Frank Hutchins, Ph.D., Program Director
Pasteur Hall 170, Phone 502. 272.8393, email@example.com
Faculty: Curtis Bergstrand, Ph.D., Matisa Wilbon, Ph.D.
Adjunct Faculty: William Curley, M.A.; Kathy Eigelbach, M.S.; Richard Jenks, Ph.D.; Nancy Schrepf, Psy.D.; Greg Smith, M.A.
The sociology program emphasizes a combination of rigorous classroom preparation in sociological theory/research with hands-on experience in the real world such as internships, and police ride-alongs. A two-course sequence in both theory and research methods is required of all majors. Numerous sociology students have presented their scholarly papers at undergraduate research conferences around the mid-west. The Department also embraces a strong social justice philosophy and encourages student activism to bring about a more just and humane world as envisioned by Catholic social teaching. The Students for Social Justice, an activist student organization on campus, is sponsored by the sociology department. Also listed within the Sociology program are courses in Anthropology and Human Geography. These courses offer students additional options for meeting requirements for electives, and bring cross-cultural and global perspectives to the social sciences.
Program Mission Statement
The sociology program seeks to prepare students for graduate school or careers in areas related to sociology by giving them research skills, theoretical insights, and practical experiences in the real world where these skills and insights can be applied. The program seeks to develop each student’s full potential to make a positive contribution to the local community and/or the world at large in some way by applying their knowledge of sociology. Sensitivity to social justice issues and the role of social institutions in creating conditions of social injustice is central to the student’s learning experience.

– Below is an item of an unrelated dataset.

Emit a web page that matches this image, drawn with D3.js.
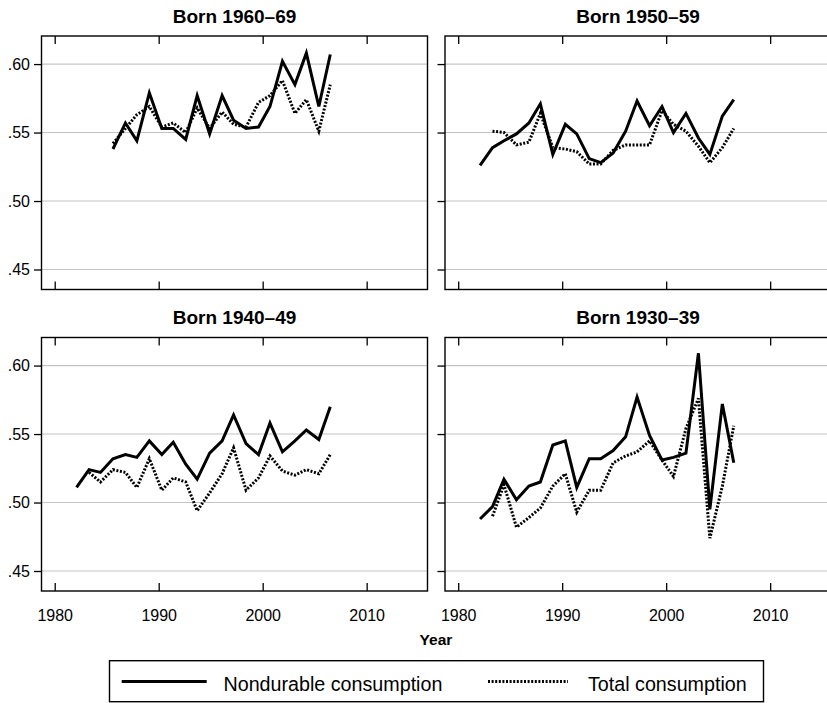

Student Learning Outcomes (program level)
1. Demonstrate a fundamental grasp of classic and contemporary theories of society and their origins with the founders of the discipline.
2. Identify connections between theory and research in the construction of scientific knowledge.
3. Conduct an independent research project.
4. Present an independent research project.
5. Demonstrate proficiency with fundamental data manipulation tools and methodologies.
6. Apply sociological theories to real world settings.